[Items from a dataset]

** START **

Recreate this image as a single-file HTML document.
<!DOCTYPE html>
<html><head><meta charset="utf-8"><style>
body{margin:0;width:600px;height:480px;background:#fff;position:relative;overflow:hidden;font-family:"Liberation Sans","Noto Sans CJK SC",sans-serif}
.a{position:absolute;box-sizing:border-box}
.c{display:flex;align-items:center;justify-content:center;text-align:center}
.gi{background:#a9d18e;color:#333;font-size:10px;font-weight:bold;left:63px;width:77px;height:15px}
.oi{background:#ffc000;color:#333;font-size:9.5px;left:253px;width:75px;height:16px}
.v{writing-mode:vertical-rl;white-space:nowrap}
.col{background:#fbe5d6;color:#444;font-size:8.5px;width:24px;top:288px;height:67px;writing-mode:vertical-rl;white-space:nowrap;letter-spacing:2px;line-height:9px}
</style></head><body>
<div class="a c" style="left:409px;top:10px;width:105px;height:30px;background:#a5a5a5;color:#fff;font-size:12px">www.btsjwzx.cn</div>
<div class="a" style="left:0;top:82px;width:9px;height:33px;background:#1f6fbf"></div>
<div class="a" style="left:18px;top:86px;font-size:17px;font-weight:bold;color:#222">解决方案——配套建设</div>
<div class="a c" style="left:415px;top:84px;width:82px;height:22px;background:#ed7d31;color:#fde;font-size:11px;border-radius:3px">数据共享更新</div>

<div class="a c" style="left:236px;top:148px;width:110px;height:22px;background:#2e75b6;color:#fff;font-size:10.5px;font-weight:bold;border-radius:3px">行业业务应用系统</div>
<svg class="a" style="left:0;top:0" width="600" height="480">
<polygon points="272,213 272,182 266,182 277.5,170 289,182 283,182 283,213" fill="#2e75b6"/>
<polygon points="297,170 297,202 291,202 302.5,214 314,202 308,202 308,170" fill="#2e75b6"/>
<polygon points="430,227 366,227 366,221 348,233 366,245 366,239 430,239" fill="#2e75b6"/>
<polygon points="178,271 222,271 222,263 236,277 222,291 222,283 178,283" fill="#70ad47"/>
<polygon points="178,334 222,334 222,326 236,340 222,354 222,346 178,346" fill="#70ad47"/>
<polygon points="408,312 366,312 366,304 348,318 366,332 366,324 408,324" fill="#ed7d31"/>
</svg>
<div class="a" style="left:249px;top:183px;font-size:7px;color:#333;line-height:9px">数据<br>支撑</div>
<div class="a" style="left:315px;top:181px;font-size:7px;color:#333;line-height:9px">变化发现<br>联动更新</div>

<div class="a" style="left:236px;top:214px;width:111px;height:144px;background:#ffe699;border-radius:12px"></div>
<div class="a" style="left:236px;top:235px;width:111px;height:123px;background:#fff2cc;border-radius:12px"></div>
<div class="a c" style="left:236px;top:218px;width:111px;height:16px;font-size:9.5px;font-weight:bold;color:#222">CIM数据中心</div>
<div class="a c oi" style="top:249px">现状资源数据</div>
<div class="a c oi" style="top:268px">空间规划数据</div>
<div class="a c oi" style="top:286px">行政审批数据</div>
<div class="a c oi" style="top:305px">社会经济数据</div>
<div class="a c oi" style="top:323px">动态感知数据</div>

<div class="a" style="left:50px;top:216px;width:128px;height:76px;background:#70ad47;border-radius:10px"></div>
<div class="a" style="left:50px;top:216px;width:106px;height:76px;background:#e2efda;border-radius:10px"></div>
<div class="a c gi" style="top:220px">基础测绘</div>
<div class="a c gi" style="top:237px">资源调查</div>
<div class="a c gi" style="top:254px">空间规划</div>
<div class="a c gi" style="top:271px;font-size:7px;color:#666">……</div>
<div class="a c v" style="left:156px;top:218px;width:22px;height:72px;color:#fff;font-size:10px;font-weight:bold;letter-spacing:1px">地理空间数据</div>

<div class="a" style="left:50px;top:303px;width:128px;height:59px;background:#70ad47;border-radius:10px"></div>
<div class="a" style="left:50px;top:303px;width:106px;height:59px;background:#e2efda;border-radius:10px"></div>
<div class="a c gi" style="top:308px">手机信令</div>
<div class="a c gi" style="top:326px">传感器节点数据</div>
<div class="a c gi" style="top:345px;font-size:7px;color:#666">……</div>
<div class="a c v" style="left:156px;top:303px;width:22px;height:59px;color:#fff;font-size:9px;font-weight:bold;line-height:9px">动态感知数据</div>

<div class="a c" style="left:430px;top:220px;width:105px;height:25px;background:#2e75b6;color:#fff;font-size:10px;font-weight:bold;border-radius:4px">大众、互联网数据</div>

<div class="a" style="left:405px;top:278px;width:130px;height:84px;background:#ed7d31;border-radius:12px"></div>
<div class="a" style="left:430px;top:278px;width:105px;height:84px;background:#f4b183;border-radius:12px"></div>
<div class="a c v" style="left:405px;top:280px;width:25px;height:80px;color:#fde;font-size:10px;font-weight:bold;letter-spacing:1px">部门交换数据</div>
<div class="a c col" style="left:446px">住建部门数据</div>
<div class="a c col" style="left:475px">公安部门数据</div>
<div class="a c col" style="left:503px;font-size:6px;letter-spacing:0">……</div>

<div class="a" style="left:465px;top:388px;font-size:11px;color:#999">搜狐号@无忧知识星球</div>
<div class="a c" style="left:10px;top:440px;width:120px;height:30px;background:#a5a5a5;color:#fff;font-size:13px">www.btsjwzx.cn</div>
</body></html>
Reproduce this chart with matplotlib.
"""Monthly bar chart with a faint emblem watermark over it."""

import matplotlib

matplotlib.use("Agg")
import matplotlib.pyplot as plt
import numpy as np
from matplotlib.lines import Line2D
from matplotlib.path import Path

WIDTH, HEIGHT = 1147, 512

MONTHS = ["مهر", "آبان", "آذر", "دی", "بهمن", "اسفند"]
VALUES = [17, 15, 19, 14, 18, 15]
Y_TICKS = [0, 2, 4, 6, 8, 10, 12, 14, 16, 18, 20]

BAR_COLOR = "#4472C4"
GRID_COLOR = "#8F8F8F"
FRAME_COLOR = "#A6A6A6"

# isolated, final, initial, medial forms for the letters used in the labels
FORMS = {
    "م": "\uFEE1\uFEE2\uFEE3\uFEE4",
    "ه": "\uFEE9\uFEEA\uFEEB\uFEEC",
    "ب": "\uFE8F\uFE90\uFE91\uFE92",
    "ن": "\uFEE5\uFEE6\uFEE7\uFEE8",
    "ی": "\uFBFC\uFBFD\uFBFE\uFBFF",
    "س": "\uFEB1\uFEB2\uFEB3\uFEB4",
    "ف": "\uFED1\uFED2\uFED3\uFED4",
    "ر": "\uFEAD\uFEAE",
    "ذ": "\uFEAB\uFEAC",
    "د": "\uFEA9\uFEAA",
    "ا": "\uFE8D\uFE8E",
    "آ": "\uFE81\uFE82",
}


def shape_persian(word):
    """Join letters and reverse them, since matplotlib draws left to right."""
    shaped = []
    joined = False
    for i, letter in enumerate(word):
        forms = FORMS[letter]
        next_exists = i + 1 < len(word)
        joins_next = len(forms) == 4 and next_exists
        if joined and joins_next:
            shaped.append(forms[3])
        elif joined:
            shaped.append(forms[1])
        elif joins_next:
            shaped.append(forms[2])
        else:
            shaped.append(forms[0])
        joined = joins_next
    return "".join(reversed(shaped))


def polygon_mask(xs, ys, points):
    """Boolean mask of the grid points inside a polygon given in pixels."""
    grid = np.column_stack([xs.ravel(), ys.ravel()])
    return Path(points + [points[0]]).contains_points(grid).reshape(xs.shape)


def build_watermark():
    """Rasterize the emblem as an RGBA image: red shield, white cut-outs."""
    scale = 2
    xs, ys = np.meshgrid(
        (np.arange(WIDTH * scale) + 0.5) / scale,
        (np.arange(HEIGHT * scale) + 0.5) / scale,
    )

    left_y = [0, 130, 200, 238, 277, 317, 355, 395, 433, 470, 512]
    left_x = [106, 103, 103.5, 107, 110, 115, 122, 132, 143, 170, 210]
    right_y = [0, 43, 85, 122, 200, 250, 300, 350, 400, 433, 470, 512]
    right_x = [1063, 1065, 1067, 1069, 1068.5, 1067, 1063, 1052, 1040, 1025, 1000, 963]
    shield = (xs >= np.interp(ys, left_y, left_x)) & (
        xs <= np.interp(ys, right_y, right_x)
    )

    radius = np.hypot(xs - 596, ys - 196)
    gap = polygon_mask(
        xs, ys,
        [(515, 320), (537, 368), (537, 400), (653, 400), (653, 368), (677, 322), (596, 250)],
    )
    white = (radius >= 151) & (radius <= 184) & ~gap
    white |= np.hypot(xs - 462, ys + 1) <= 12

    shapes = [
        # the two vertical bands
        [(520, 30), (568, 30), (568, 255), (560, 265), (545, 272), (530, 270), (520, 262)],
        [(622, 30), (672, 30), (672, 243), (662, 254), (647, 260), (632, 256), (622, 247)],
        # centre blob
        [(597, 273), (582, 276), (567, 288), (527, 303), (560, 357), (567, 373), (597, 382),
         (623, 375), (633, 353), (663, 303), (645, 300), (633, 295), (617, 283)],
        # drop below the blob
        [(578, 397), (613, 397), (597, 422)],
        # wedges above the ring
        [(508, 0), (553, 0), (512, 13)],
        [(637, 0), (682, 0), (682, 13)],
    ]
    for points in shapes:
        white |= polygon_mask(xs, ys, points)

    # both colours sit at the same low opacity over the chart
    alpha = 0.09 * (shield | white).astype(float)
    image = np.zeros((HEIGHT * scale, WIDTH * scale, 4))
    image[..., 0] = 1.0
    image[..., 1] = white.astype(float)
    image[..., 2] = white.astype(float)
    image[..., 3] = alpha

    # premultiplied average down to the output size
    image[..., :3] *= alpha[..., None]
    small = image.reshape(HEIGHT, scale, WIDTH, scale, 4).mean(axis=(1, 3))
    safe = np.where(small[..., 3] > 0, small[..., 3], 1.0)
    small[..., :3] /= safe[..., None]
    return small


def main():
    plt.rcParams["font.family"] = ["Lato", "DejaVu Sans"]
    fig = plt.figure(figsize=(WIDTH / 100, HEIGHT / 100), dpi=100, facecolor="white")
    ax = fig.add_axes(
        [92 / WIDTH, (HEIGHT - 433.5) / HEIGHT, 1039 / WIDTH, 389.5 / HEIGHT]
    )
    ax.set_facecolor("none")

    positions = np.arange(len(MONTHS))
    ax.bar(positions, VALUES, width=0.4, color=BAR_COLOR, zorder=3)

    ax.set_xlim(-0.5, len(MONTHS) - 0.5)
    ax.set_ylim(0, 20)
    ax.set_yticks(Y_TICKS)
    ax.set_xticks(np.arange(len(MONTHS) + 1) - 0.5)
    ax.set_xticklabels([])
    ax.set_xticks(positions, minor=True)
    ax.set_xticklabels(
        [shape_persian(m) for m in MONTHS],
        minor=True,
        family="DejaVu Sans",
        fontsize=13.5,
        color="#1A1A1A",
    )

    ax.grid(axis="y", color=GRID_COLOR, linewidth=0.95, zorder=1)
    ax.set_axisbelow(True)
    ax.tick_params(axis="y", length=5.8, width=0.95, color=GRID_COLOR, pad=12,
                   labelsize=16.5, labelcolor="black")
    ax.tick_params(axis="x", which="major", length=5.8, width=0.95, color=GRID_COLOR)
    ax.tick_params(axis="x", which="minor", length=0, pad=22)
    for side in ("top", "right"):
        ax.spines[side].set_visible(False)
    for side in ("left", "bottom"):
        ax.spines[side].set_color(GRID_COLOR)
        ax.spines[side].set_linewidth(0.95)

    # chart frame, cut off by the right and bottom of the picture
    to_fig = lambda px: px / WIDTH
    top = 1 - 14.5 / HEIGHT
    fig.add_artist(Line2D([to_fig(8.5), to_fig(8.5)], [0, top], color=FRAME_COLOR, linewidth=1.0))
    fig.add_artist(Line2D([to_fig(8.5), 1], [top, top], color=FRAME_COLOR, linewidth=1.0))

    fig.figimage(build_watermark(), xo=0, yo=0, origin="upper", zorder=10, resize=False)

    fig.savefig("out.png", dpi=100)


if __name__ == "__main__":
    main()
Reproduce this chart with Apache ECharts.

** END **

TASK OBJECTIVE :: Look through the entries above; copy each line where the string "with" appears.

EXERCISE ANSWER ::
Reproduce this chart with matplotlib.
"""Monthly bar chart with a faint emblem watermark over it."""
Reproduce this chart with Apache ECharts.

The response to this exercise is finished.